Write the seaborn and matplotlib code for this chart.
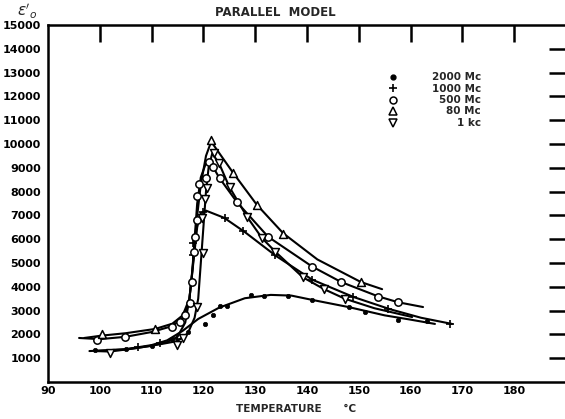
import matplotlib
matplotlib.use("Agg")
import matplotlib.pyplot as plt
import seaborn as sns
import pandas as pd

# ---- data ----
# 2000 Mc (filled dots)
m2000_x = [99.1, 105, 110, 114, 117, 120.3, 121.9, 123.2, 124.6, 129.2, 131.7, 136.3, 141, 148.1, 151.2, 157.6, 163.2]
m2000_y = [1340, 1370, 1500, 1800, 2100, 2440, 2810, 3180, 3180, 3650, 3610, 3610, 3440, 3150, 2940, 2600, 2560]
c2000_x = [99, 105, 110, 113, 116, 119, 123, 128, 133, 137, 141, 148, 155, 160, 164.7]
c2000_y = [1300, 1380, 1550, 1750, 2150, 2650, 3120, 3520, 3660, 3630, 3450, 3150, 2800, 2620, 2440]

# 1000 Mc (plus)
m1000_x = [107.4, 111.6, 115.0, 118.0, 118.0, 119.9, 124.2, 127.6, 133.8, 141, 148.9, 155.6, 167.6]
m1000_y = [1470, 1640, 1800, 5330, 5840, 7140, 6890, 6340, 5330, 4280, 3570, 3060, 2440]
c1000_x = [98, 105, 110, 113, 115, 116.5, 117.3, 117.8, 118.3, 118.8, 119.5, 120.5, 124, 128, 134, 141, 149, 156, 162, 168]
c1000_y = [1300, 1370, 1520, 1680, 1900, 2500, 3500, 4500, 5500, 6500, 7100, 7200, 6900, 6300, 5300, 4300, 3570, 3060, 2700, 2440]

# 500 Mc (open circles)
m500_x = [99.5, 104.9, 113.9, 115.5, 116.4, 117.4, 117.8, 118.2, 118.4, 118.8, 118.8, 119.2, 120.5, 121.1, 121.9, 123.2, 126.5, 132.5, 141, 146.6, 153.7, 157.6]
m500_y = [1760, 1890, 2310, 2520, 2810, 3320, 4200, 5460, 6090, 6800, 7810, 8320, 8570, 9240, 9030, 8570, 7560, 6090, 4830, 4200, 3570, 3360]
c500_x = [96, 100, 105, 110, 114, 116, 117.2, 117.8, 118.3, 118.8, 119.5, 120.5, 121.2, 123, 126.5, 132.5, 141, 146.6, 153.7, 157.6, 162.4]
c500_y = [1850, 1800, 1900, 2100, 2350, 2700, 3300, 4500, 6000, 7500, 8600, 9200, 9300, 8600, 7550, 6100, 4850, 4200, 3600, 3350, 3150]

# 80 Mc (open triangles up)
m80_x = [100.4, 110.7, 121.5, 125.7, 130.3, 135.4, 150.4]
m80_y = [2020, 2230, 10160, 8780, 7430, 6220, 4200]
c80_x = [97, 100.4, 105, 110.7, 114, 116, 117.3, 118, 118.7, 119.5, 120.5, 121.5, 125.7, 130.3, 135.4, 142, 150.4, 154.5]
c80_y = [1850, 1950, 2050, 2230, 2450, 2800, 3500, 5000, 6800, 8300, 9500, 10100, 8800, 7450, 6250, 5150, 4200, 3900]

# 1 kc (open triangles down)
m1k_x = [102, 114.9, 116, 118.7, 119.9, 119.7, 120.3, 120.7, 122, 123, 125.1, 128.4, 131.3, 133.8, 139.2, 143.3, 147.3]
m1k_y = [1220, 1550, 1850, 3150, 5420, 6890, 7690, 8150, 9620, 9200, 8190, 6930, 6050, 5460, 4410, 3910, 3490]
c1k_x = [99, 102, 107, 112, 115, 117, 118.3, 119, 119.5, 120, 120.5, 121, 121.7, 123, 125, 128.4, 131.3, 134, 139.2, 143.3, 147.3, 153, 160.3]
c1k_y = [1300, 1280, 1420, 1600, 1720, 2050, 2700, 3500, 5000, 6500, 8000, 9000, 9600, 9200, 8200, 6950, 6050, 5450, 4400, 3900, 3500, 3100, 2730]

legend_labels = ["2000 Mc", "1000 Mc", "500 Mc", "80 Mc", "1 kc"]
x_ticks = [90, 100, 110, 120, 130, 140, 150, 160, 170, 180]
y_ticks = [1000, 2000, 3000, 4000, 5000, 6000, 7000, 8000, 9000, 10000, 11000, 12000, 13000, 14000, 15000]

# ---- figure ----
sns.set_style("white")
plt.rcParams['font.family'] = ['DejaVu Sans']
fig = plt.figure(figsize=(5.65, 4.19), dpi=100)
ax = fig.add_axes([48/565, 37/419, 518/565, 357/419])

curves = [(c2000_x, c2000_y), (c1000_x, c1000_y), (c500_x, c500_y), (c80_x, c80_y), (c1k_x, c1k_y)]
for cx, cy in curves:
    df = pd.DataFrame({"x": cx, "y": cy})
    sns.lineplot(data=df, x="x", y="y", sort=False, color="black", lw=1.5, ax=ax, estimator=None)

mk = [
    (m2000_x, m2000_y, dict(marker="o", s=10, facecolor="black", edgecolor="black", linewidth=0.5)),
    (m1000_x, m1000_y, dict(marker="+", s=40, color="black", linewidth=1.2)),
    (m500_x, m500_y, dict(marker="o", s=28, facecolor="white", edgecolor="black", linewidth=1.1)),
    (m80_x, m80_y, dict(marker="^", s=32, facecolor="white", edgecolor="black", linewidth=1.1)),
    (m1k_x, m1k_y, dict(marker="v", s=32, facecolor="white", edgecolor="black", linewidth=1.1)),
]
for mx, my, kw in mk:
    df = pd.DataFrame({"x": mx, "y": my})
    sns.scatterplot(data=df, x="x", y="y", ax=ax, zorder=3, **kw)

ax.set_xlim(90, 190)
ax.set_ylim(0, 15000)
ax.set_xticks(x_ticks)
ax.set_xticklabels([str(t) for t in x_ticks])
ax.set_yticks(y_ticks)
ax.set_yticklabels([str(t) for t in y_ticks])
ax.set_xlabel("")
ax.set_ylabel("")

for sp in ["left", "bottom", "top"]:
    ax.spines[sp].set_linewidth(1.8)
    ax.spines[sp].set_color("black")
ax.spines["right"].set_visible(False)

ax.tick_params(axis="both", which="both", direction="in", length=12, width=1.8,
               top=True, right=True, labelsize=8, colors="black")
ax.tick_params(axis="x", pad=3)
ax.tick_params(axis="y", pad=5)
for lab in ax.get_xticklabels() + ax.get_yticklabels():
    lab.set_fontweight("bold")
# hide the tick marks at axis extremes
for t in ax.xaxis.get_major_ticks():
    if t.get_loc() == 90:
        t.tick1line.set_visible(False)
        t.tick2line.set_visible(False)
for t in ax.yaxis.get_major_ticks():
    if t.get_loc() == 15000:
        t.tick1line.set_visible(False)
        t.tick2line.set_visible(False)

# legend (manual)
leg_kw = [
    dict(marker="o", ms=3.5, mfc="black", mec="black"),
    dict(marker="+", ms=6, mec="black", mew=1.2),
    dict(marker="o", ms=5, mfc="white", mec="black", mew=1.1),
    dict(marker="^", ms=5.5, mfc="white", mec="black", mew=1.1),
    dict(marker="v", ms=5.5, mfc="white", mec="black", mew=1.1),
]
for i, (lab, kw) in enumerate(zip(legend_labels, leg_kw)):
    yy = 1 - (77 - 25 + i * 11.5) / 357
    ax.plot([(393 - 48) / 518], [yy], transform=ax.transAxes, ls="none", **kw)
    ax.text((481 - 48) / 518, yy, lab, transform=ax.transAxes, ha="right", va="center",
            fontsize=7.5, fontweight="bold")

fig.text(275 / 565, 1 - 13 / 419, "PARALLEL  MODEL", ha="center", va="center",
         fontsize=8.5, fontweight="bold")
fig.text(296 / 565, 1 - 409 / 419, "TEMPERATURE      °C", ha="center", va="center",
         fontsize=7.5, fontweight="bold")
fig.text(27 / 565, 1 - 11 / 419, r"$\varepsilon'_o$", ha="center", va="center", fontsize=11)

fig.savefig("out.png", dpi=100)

━━━

Required task. State the count of lines that contain the string "matplotlib". Nothing else is needed.

Result. 4